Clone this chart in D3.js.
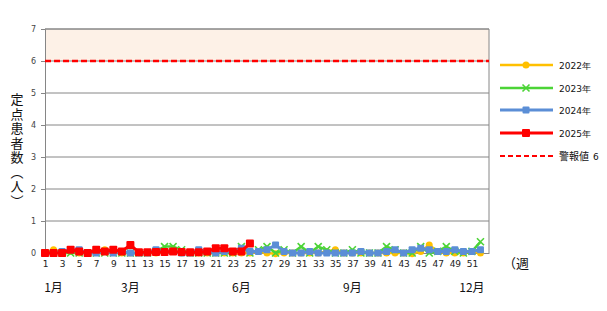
<!DOCTYPE html>
<html><head><meta charset="utf-8">
<script src="https://cdn.jsdelivr.net/npm/d3@7"></script>
<style>body{margin:0;background:#fff}svg{display:block;font-family:"Noto Sans CJK JP","DejaVu Sans",sans-serif}</style>
</head><body><svg id="c" width="607" height="311"></svg>
<script>
const weeks = d3.range(1, 53);
const yTicks = [0,1,2,3,4,5,6,7];
const xTickLabels = d3.range(1, 52, 2);
const months = [{label:"1月", week:2}, {label:"3月", week:11}, {label:"6月", week:24}, {label:"9月", week:37}, {label:"12月", week:51}];
const alertValue = 6;
const v2022 = [0,0.1,0,0.05,0,0,0.05,0.1,0.05,0,0,0,0,0,0.05,0.05,0,0,0,0,0,0,0,0,0,0.05,0,-0.02,0,0,0,0,0,0.05,0.1,0,0,0,0,0,0,0,0,-0.02,0.05,0.25,0.05,0,0,0,0.05,0];
const v2023 = [0,0,0,0,0,0,0,0,0,0,0,0,0,0.05,0.2,0.2,0.1,0,0,0,0,0,0,0.2,0,0.1,0.2,0,0.1,0,0.2,0,0.2,0.1,0,0,0.1,0,0,0,0.2,0.1,0,0,0.2,0,0.05,0.2,0.05,0,0.05,0.35];
const v2024 = [0,0,0.05,0.1,0.1,0,0,0.05,0,0.05,0,0,0,0.1,0.05,0.05,0,0,0.1,0.05,0,0.05,0.05,0.15,0.05,0.05,0.1,0.25,0.05,0,0,0.05,0,0,0,0,0,0.05,0,0,0.05,0.1,0,0.1,0.15,0.1,0.05,0.05,0.1,0.05,0.05,0.1];
const v2025 = [0,0,0,0.1,0.05,0,0.1,0.05,0.1,0.05,0.25,0.02,0.02,0.03,0.03,0.05,0.03,0.02,0.02,0.05,0.15,0.15,0.05,0.05,0.3];
const seriesNames = ["2022年","2023年","2024年","2025年"];
const yTitle = "定点患者数（人）";

const svg = d3.select("#c");
const x = d3.scaleLinear().domain([1,53]).range([45,489]);
const y = d3.scaleLinear().domain([0,7]).range([253,29]);

svg.append("rect").attr("x",x(1)).attr("y",y(7)).attr("width",x(53)-x(1)).attr("height",y(6)-y(7)).attr("fill","#fdf1e7");
svg.append("g").selectAll("line").data(yTicks.filter(d=>d>0)).join("line")
  .attr("x1",x(1)).attr("x2",x(53)).attr("y1",d=>y(d)).attr("y2",d=>y(d)).attr("stroke","#868686").attr("stroke-width",1);
const ya = svg.append("g").attr("transform",`translate(${x(1)},0)`).call(d3.axisLeft(y).tickValues(yTicks).tickSize(4).tickPadding(5).tickFormat(d3.format("d")));
ya.select(".domain").attr("stroke","#868686");
ya.selectAll(".tick line").attr("stroke","#868686");
ya.selectAll("text").attr("font-size",8).attr("fill","#444").attr("font-family","DejaVu Sans");
const xa = svg.append("g").attr("transform",`translate(0,${y(0)})`).call(d3.axisBottom(x).tickValues(xTickLabels).tickSize(0).tickPadding(8).tickFormat(d3.format("d")));
xa.select(".domain").attr("stroke","#868686");
xa.selectAll("text").attr("font-size",9).attr("fill","#222").attr("font-family","DejaVu Sans");
svg.append("line").attr("x1",x(53)).attr("x2",x(53)).attr("y1",y(7)).attr("y2",y(0)).attr("stroke","#868686");
svg.append("line").attr("x1",x(1)).attr("x2",x(53)).attr("y1",y(7)).attr("y2",y(7)).attr("stroke","#868686");

svg.append("line").attr("x1",x(1)).attr("x2",x(53)).attr("y1",y(alertValue)).attr("y2",y(alertValue))
  .attr("stroke","#ff0000").attr("stroke-width",2.5).attr("stroke-dasharray","6,3");

const line = d3.line().x((d,i)=>x(i+1)).y(d=>y(d));
const cfg = [
  {data:v2022,color:"#ffc000",marker:"circle",size:3.5,w:2.5},
  {data:v2023,color:"#4cd437",marker:"x",size:3.5,w:2.5},
  {data:v2024,color:"#5b8ed6",marker:"square",size:3.5,w:3},
  {data:v2025,color:"#ff0000",marker:"square",size:4,w:3}
];
function drawMarker(g, m, cx, cy, c) {
  if (m.marker==="circle") g.append("circle").attr("cx",cx).attr("cy",cy).attr("r",m.size).attr("fill",c);
  else if (m.marker==="square") g.append("rect").attr("x",cx-m.size).attr("y",cy-m.size).attr("width",m.size*2).attr("height",m.size*2).attr("rx",1).attr("fill",c);
  else { const s=m.size; g.append("path").attr("d",`M${cx-s},${cy-s}L${cx+s},${cy+s}M${cx-s},${cy+s}L${cx+s},${cy-s}`).attr("stroke",c).attr("stroke-width",1.6); }
}
cfg.forEach(m=>{
  const g = svg.append("g");
  g.append("path").attr("d",line(m.data)).attr("fill","none").attr("stroke",m.color).attr("stroke-width",m.w).attr("stroke-linejoin","round");
  m.data.forEach((d,i)=>drawMarker(g,m,x(i+1),y(d),m.color));
});

const lg = svg.append("g");
const ly = [65,88,110,133];
cfg.forEach((m,i)=>{
  lg.append("line").attr("x1",500).attr("x2",553).attr("y1",ly[i]).attr("y2",ly[i]).attr("stroke",m.color).attr("stroke-width",m.w);
  drawMarker(lg,m,526,ly[i],m.color);
  lg.append("text").attr("x",559).attr("y",ly[i]+3.5).attr("font-size",9).attr("fill","#111").attr("font-family","DejaVu Sans").text(seriesNames[i]);
});
lg.append("line").attr("x1",500).attr("x2",553).attr("y1",156).attr("y2",156).attr("stroke","#ff0000").attr("stroke-width",2.2).attr("stroke-dasharray","5,3");
lg.append("text").attr("x",559).attr("y",160).attr("font-size",10).attr("fill","#111").text("警報値");
lg.append("text").attr("x",593).attr("y",160).attr("font-size",9).attr("fill","#111").attr("font-family","DejaVu Sans").text("6");

svg.append("g").selectAll("text").data(months).join("text")
  .attr("x",d=>x(d.week)).attr("y",292).attr("text-anchor","middle").attr("font-size",12).attr("fill","#111").text(d=>d.label);
svg.append("text").attr("x",503).attr("y",268).attr("font-size",13).attr("fill","#111").text("（週");

svg.append("text").attr("x",17).attr("y",93).attr("font-size",13).attr("fill","#111")
  .style("writing-mode","vertical-rl").style("letter-spacing","1.5px").text(yTitle);
</script></body></html>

# Directions:
Using the material above, return every line exactly as it appears, minus the pictures.

# Full response:
Clone this chart in D3.js.
<!DOCTYPE html>
<html><head><meta charset="utf-8">
<script src="https://cdn.jsdelivr.net/npm/d3@7"></script>
<style>body{margin:0;background:#fff}svg{display:block;font-family:"Noto Sans CJK JP","DejaVu Sans",sans-serif}</style>
</head><body><svg id="c" width="607" height="311"></svg>
<script>
const weeks = d3.range(1, 53);
const yTicks = [0,1,2,3,4,5,6,7];
const xTickLabels = d3.range(1, 52, 2);
const months = [{label:"1月", week:2}, {label:"3月", week:11}, {label:"6月", week:24}, {label:"9月", week:37}, {label:"12月", week:51}];
const alertValue = 6;
const v2022 = [0,0.1,0,0.05,0,0,0.05,0.1,0.05,0,0,0,0,0,0.05,0.05,0,0,0,0,0,0,0,0,0,0.05,0,-0.02,0,0,0,0,0,0.05,0.1,0,0,0,0,0,0,0,0,-0.02,0.05,0.25,0.05,0,0,0,0.05,0];
const v2023 = [0,0,0,0,0,0,0,0,0,0,0,0,0,0.05,0.2,0.2,0.1,0,0,0,0,0,0,0.2,0,0.1,0.2,0,0.1,0,0.2,0,0.2,0.1,0,0,0.1,0,0,0,0.2,0.1,0,0,0.2,0,0.05,0.2,0.05,0,0.05,0.35];
const v2024 = [0,0,0.05,0.1,0.1,0,0,0.05,0,0.05,0,0,0,0.1,0.05,0.05,0,0,0.1,0.05,0,0.05,0.05,0.15,0.05,0.05,0.1,0.25,0.05,0,0,0.05,0,0,0,0,0,0.05,0,0,0.05,0.1,0,0.1,0.15,0.1,0.05,0.05,0.1,0.05,0.05,0.1];
const v2025 = [0,0,0,0.1,0.05,0,0.1,0.05,0.1,0.05,0.25,0.02,0.02,0.03,0.03,0.05,0.03,0.02,0.02,0.05,0.15,0.15,0.05,0.05,0.3];
const seriesNames = ["2022年","2023年","2024年","2025年"];
const yTitle = "定点患者数（人）";

const svg = d3.select("#c");
const x = d3.scaleLinear().domain([1,53]).range([45,489]);
const y = d3.scaleLinear().domain([0,7]).range([253,29]);

svg.append("rect").attr("x",x(1)).attr("y",y(7)).attr("width",x(53)-x(1)).attr("height",y(6)-y(7)).attr("fill","#fdf1e7");
svg.append("g").selectAll("line").data(yTicks.filter(d=>d>0)).join("line")
  .attr("x1",x(1)).attr("x2",x(53)).attr("y1",d=>y(d)).attr("y2",d=>y(d)).attr("stroke","#868686").attr("stroke-width",1);
const ya = svg.append("g").attr("transform",`translate(${x(1)},0)`).call(d3.axisLeft(y).tickValues(yTicks).tickSize(4).tickPadding(5).tickFormat(d3.format("d")));
ya.select(".domain").attr("stroke","#868686");
ya.selectAll(".tick line").attr("stroke","#868686");
ya.selectAll("text").attr("font-size",8).attr("fill","#444").attr("font-family","DejaVu Sans");
const xa = svg.append("g").attr("transform",`translate(0,${y(0)})`).call(d3.axisBottom(x).tickValues(xTickLabels).tickSize(0).tickPadding(8).tickFormat(d3.format("d")));
xa.select(".domain").attr("stroke","#868686");
xa.selectAll("text").attr("font-size",9).attr("fill","#222").attr("font-family","DejaVu Sans");
svg.append("line").attr("x1",x(53)).attr("x2",x(53)).attr("y1",y(7)).attr("y2",y(0)).attr("stroke","#868686");
svg.append("line").attr("x1",x(1)).attr("x2",x(53)).attr("y1",y(7)).attr("y2",y(7)).attr("stroke","#868686");

svg.append("line").attr("x1",x(1)).attr("x2",x(53)).attr("y1",y(alertValue)).attr("y2",y(alertValue))
  .attr("stroke","#ff0000").attr("stroke-width",2.5).attr("stroke-dasharray","6,3");

const line = d3.line().x((d,i)=>x(i+1)).y(d=>y(d));
const cfg = [
  {data:v2022,color:"#ffc000",marker:"circle",size:3.5,w:2.5},
  {data:v2023,color:"#4cd437",marker:"x",size:3.5,w:2.5},
  {data:v2024,color:"#5b8ed6",marker:"square",size:3.5,w:3},
  {data:v2025,color:"#ff0000",marker:"square",size:4,w:3}
];
function drawMarker(g, m, cx, cy, c) {
  if (m.marker==="circle") g.append("circle").attr("cx",cx).attr("cy",cy).attr("r",m.size).attr("fill",c);
  else if (m.marker==="square") g.append("rect").attr("x",cx-m.size).attr("y",cy-m.size).attr("width",m.size*2).attr("height",m.size*2).attr("rx",1).attr("fill",c);
  else { const s=m.size; g.append("path").attr("d",`M${cx-s},${cy-s}L${cx+s},${cy+s}M${cx-s},${cy+s}L${cx+s},${cy-s}`).attr("stroke",c).attr("stroke-width",1.6); }
}
cfg.forEach(m=>{
  const g = svg.append("g");
  g.append("path").attr("d",line(m.data)).attr("fill","none").attr("stroke",m.color).attr("stroke-width",m.w).attr("stroke-linejoin","round");
  m.data.forEach((d,i)=>drawMarker(g,m,x(i+1),y(d),m.color));
});

const lg = svg.append("g");
const ly = [65,88,110,133];
cfg.forEach((m,i)=>{
  lg.append("line").attr("x1",500).attr("x2",553).attr("y1",ly[i]).attr("y2",ly[i]).attr("stroke",m.color).attr("stroke-width",m.w);
  drawMarker(lg,m,526,ly[i],m.color);
  lg.append("text").attr("x",559).attr("y",ly[i]+3.5).attr("font-size",9).attr("fill","#111").attr("font-family","DejaVu Sans").text(seriesNames[i]);
});
lg.append("line").attr("x1",500).attr("x2",553).attr("y1",156).attr("y2",156).attr("stroke","#ff0000").attr("stroke-width",2.2).attr("stroke-dasharray","5,3");
lg.append("text").attr("x",559).attr("y",160).attr("font-size",10).attr("fill","#111").text("警報値");
lg.append("text").attr("x",593).attr("y",160).attr("font-size",9).attr("fill","#111").attr("font-family","DejaVu Sans").text("6");

svg.append("g").selectAll("text").data(months).join("text")
  .attr("x",d=>x(d.week)).attr("y",292).attr("text-anchor","middle").attr("font-size",12).attr("fill","#111").text(d=>d.label);
svg.append("text").attr("x",503).attr("y",268).attr("font-size",13).attr("fill","#111").text("（週");

svg.append("text").attr("x",17).attr("y",93).attr("font-size",13).attr("fill","#111")
  .style("writing-mode","vertical-rl").style("letter-spacing","1.5px").text(yTitle);
</script></body></html>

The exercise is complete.